● Data entries

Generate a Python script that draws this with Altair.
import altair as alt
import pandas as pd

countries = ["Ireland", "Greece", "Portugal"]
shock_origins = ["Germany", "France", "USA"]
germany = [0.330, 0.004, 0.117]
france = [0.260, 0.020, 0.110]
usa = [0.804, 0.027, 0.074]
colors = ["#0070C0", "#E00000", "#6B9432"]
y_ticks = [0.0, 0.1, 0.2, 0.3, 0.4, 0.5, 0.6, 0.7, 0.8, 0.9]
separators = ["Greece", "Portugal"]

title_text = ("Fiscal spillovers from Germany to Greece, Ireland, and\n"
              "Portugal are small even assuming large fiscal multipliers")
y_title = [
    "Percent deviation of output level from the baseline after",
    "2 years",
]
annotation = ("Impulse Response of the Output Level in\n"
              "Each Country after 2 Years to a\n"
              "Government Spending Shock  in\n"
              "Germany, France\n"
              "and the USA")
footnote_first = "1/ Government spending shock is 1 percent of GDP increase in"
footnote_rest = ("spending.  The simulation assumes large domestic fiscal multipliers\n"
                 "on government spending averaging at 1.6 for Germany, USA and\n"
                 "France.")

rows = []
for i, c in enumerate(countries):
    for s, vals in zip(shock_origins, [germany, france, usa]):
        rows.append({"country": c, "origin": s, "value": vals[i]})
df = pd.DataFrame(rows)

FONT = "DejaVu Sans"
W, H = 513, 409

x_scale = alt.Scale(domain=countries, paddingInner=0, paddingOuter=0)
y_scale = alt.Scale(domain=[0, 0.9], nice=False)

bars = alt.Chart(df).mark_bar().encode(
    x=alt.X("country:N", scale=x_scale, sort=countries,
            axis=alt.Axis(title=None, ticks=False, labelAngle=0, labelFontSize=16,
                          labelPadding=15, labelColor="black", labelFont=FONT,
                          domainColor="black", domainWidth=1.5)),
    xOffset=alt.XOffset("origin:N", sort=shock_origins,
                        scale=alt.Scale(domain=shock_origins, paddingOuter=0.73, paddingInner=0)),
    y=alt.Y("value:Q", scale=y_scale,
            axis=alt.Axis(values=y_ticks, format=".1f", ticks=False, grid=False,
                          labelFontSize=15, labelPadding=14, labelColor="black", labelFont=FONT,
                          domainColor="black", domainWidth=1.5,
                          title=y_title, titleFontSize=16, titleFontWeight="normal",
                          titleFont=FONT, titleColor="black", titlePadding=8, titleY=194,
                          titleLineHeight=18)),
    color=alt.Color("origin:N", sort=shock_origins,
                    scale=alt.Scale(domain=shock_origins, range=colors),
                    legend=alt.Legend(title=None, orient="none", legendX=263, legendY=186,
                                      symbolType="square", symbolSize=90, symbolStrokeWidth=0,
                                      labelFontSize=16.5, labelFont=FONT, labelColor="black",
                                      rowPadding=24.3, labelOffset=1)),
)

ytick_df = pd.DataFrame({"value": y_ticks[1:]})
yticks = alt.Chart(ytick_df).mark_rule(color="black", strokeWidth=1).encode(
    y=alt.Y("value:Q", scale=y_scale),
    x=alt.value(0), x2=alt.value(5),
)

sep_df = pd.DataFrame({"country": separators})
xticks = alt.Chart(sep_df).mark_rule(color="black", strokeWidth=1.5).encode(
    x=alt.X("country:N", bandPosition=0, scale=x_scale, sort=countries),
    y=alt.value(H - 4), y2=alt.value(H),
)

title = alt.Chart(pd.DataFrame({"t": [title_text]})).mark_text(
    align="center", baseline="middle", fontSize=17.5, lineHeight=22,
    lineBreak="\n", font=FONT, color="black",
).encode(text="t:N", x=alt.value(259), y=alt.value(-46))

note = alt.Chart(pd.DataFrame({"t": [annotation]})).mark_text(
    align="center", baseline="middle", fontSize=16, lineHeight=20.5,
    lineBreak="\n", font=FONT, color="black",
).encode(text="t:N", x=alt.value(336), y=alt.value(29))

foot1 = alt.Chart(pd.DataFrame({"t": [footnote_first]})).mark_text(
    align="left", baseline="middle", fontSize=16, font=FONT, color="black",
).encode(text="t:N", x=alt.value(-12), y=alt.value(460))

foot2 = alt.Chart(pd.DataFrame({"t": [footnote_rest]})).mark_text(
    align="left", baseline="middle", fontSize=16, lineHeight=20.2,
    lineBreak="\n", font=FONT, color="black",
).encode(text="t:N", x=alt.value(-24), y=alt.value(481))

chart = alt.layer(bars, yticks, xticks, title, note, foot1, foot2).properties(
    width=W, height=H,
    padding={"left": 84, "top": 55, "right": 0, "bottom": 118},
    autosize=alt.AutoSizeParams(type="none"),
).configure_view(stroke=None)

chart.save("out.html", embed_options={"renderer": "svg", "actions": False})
--
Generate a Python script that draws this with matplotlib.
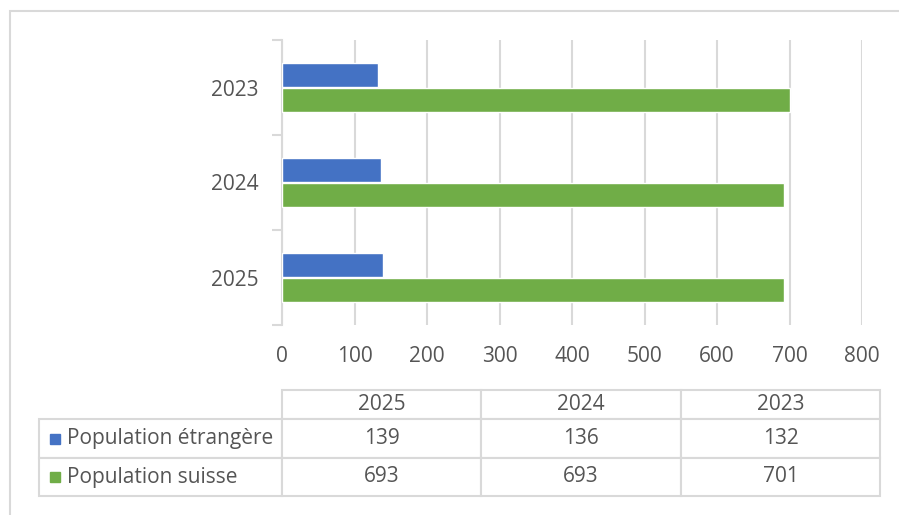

● Task instructions
In the listing above, find the line containing "Generate a Python script that draws this with Altair." and the line containing "y_scale = alt.Scale(domain=[0, 0.9], nice=False)", then repeat those two lines and everything between them exactly.

● Written solution
Generate a Python script that draws this with Altair.
import altair as alt
import pandas as pd

countries = ["Ireland", "Greece", "Portugal"]
shock_origins = ["Germany", "France", "USA"]
germany = [0.330, 0.004, 0.117]
france = [0.260, 0.020, 0.110]
usa = [0.804, 0.027, 0.074]
colors = ["#0070C0", "#E00000", "#6B9432"]
y_ticks = [0.0, 0.1, 0.2, 0.3, 0.4, 0.5, 0.6, 0.7, 0.8, 0.9]
separators = ["Greece", "Portugal"]

title_text = ("Fiscal spillovers from Germany to Greece, Ireland, and\n"
              "Portugal are small even assuming large fiscal multipliers")
y_title = [
    "Percent deviation of output level from the baseline after",
    "2 years",
]
annotation = ("Impulse Response of the Output Level in\n"
              "Each Country after 2 Years to a\n"
              "Government Spending Shock  in\n"
              "Germany, France\n"
              "and the USA")
footnote_first = "1/ Government spending shock is 1 percent of GDP increase in"
footnote_rest = ("spending.  The simulation assumes large domestic fiscal multipliers\n"
                 "on government spending averaging at 1.6 for Germany, USA and\n"
                 "France.")

rows = []
for i, c in enumerate(countries):
    for s, vals in zip(shock_origins, [germany, france, usa]):
        rows.append({"country": c, "origin": s, "value": vals[i]})
df = pd.DataFrame(rows)

FONT = "DejaVu Sans"
W, H = 513, 409

x_scale = alt.Scale(domain=countries, paddingInner=0, paddingOuter=0)
y_scale = alt.Scale(domain=[0, 0.9], nice=False)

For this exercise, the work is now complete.